Along with our Draughtsman was his more famous cousin The Chess Player (sometimes called ‘The Turk’ because of his garb), a replication of the original automaton by Wolfgang Von Kepeler in 1769, which ‘played’ chess with prominent figures across Europe, and which was eventually revealed as a fraud, manned by skilled, even famous chess players hidden from view yet operating the Chess Player’s mechanical arms (I’m not entirely clear how they did this).

The Draughtsman Writer, however, needs no human intervention, except perhaps for a key to be wound up so that the Draughtman’s profoundly intricate gears, hidden in the Draughtsman’s desk, can begin turning, then a human hand to place the paper that with Draughtsman will fill with his exquisitely intricate drawings and poems. From the exhibit notes:

Maillard hid the mechanics of the Draughtsman Writer in a cabinet rather than the figure. This allowed for larger machinery and greater memory than in earlier efforts . . . an unprecedented three poems and four drawings are drawn by the figure, through a technology that foretold the computer.

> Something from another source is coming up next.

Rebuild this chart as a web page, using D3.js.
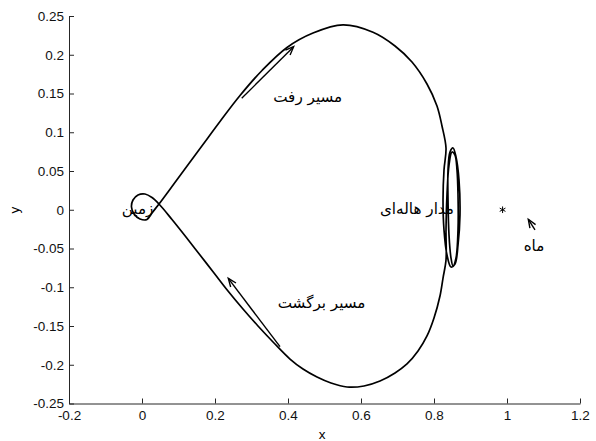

Incredibly, when Pittsburgh’s Franklin Institute received the automaton in 1928, it was so damaged by the fire in the warehouse where it had been stored, they had no idea it was an automaton. They knew it had some mechanical function but, since it was in pieces, they had no idea what that function was. They didn’t even known the name of the inventor.

I was instantly captivated by the Draughtsman Writer. In part it was the instance of an early robot. No uncanny valley here – the automaton is only half-formed (many of its panel, its ‘skin’ possibly lost in the fire), with a young man’s dummy head, yet none of the creepiness we associate with a ventriloquist’s dummy. This is a benign, contemplative figure, eyes focused downward on its task, its transparently mechanical arm composed of brass strips, an almost human hand holding a pen, tracing delicate lines across the page fitted into the Draughtsman’s desk. As one of the curators says:

Normally we think of robots moving in very mechanical ways, very jerky movements. This machine is by far the most elegant in its movements.

The Draughtsman can compose four different pictures, including drawings of a Chinese temple and a ship, and write three poems, one in English, two in French. The ‘hard drive’ for these movements are the brass disks housed below the surface of the Draughtsman’s desk. The disks have hills and valleys on their surfaces, and a needle follows these grooves up and down, the collection of disks allowing for the most extensive mechanical memory of any known automaton.

The moving automaton was confined to a video next to the exhibit (as it was with all the other exhibits, presumably too old, too delicate for the repeat performances the exhibit would demand). Instead, in the actual exhibit, the Draughtsman peers straight ahead, eyes wide open, pen poised in its hand, waiting for the human intervention to fulfill its function and begin drawing and writing again.

The Draughtsman Writer at the Metropolitan Museum
The Draughtsman Writer at the Metropolitan Museum

I was struck, watching the video again, by the beauty of the calligraphy, the detail in each drawing. What a watchmaker Maillard must have been, to so precisely record each groove in his brass discs, long before the plastic record album would perform the same function. What might have Maillard done with a computer, with modern computer languages?

What also struck me is the essential frivolity of the Draughtsman Writer. Maillard likely built it to impress the court, as a sort of calling card. But essentially our Draughtsman exists to produce art, no more, no less. Sometimes I wonder if our machines shouldn’t be, at least partially, repurposed to do the same – not just for convenience, ‘communcation’, ‘disruption’ but to produce beauty, wonder. When our machines, our AI, can acheive some of the pure wonder of the Draughtsman Writer, will we able to say the Digital/ AI revolution has matured, been absorbed into our human fabric (instead of threatening to run amok as it is now?